Seguramente una mínima parte de la población mundial puede decir que el 2020 es un buen año. No faltan desde luego los que recibieron a un nuevo integrante en su familia, los que se enamoraron, los que obtuvieron su primer trabajo o completaron sus estudios. Incluso los que merced a su actividad económica pudieron obtener alguna ventaja y tener un margen de prosperidad en medio de la recesión generalizada.
Sin embargo, el impacto social y económico de la pandemia es de tal magnitud, que todos, en mayor o menor medida, hemos perdido espacio de libertad y sufrimos el deterioro de las condiciones materiales de nuestro entorno, ya sea familiar o comunitario.
Sumado a ello, una agobiante sensación de vulnerabilidad se manifiesta casi ineludible frente a la acción inmisericorde de la naturaleza. De golpe y porrazo, el hiperconectado y modernísimo planeta no solo no previó tal evento, sino que tampoco encontró mejor opción que el confinamiento y el distanciamiento como respuestas a la expansión del virus.
Ya no se habla ni de Greta Thunberg ni del general Soleimani, que acapararon la atención internacional en las primeras semanas de este año. No fue ni el cambio climático ni la guerra nuclear total. Un microscópico elemento fue el responsable de dar vuelta una página de la era en que vivimos.
Es difícil imaginar que las cosas serán iguales que antes. La vida sigue con sus alegrías y tristezas, con sus milagros y catástrofes, pero es probable que se replanteen varios aspectos que hacen al relacionamiento humano, a las formas de viajar, de trabajar y de estudiar.
Ciertamente puede discutirse, con fundamento y base estadística, acerca de la real incidencia y gravedad que supone esta pandemia si se compara con otros virus y flagelos de la sociedad. En cualquier caso, la irrupción del coronavirus debería abrir los ojos acerca de esas otras “plagas” que a diario se cobran la vida de muchas personas.
Para los medios de comunicación y la prensa, esta es también una importante lección. Se demostró que los científicos también pueden ser noticia y generar interés en la población. ¿Cuántos otros sujetos de la sociedad también merecen su espacio masivo de comunicación? ¿Tendrán algo para decir las maestras, los religiosos o los granjeros? Factiblemente tienen varios mensajes que contribuyen a mejorar la convivencia y no solo ser noticia por reclamos salariales o circunstanciales polémicas disgregadoras.

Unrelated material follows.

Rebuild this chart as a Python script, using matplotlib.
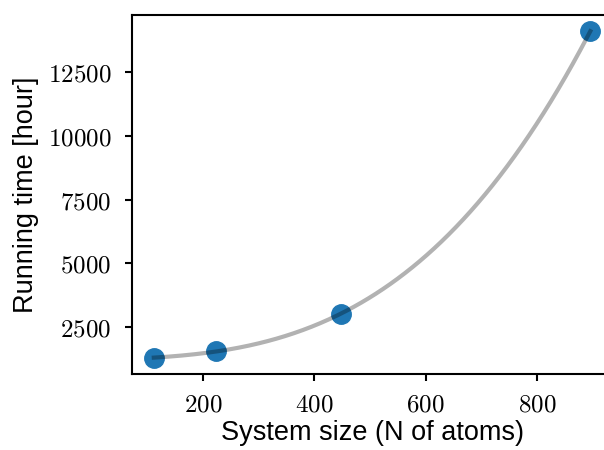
# Running time vs. system size, with a cubic fit through the points.
import numpy as np
import matplotlib as mpl
mpl.use("Agg")
import matplotlib.pyplot as plt
from matplotlib.ticker import FuncFormatter

mpl.rcParams["mathtext.fontset"] = "cm"
mpl.rcParams["font.family"] = ["Liberation Sans", "DejaVu Sans"]

# Data.
n_atoms = np.array([112, 224, 448, 896])
run_hours = np.array([1320, 1560, 3040, 14080])

# Smooth curve: cubic polynomial fit of the points.
coeffs = np.polyfit(n_atoms, run_hours, 3)
n_fine = np.linspace(n_atoms.min(), n_atoms.max(), 300)
fit_hours = np.polyval(coeffs, n_fine)

fig = plt.figure(figsize=(6.04, 4.5), dpi=100)
ax = fig.add_axes([0.2185, 0.169, 0.795, 0.798])

ax.plot(n_atoms, run_hours, "o", color="tab:blue", markersize=14)
ax.plot(n_fine, fit_hours, color="k", alpha=0.3, linewidth=3)

tex_fmt = FuncFormatter(lambda v, pos: r"$%d$" % v)
ax.xaxis.set_major_formatter(tex_fmt)
ax.yaxis.set_major_formatter(tex_fmt)
ax.set_xticks([200, 400, 600, 800])
ax.set_yticks([2500, 5000, 7500, 10000, 12500])

ax.tick_params(labelsize=18, width=1.5, length=5)
ax.tick_params(axis="y", pad=10)
ax.tick_params(axis="x", pad=8)
for s in ax.spines.values():
  s.set_linewidth(1.5)

ax.set_xlabel("System size (N of atoms)", fontsize=19.5, labelpad=3)
ax.set_ylabel("Running time [hour]", fontsize=19.5, labelpad=6)

fig.savefig("out.png", dpi=100)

En Uruguay, el control sanitario de la pandemia se convirtió en la primera gran prueba del nuevo gobierno. El presidente Lacalle Pou tuvo que hacer a un lado el plan previsto para los primeros cien días y rápidamente se puso a la cabeza de los esfuerzos en la lucha contra el coronavirus.
Contó para ello con un gabinete multicolor comprometido en cada una de las áreas. Y, muy especialmente, con el profesionalismo del ministro de Salud Pública, Daniel Salinas, que se erigió como pilar de un equipo brillante de especialistas que aportaron su conocimiento y dedicación a lo largo de extenuantes jornadas de trabajo.
La ciudadanía también estuvo, salvo muy puntuales excepciones, a la altura del desafío. Primó la solidaridad y el sentido común. Su reflejo estuvo en el propio Parlamento que aprobó iniciativas necesarias en cada momento. Indudablemente lo más destacable es que la solución fue a medida de los uruguayos, sin desoír ni tampoco subordinarse a los dictados de algunas burocracias internacionales.
Ese es el verdadero nacionalismo y no la caricatura chauvinista que algunos se empeñan hacer. Nacionalismo es tirar juntos para adelante, colaborando con los países hermanos de la región, intercambiando experiencias con el resto del mundo y poniendo las capacidades de nuestra gente al servicio de un mejor país.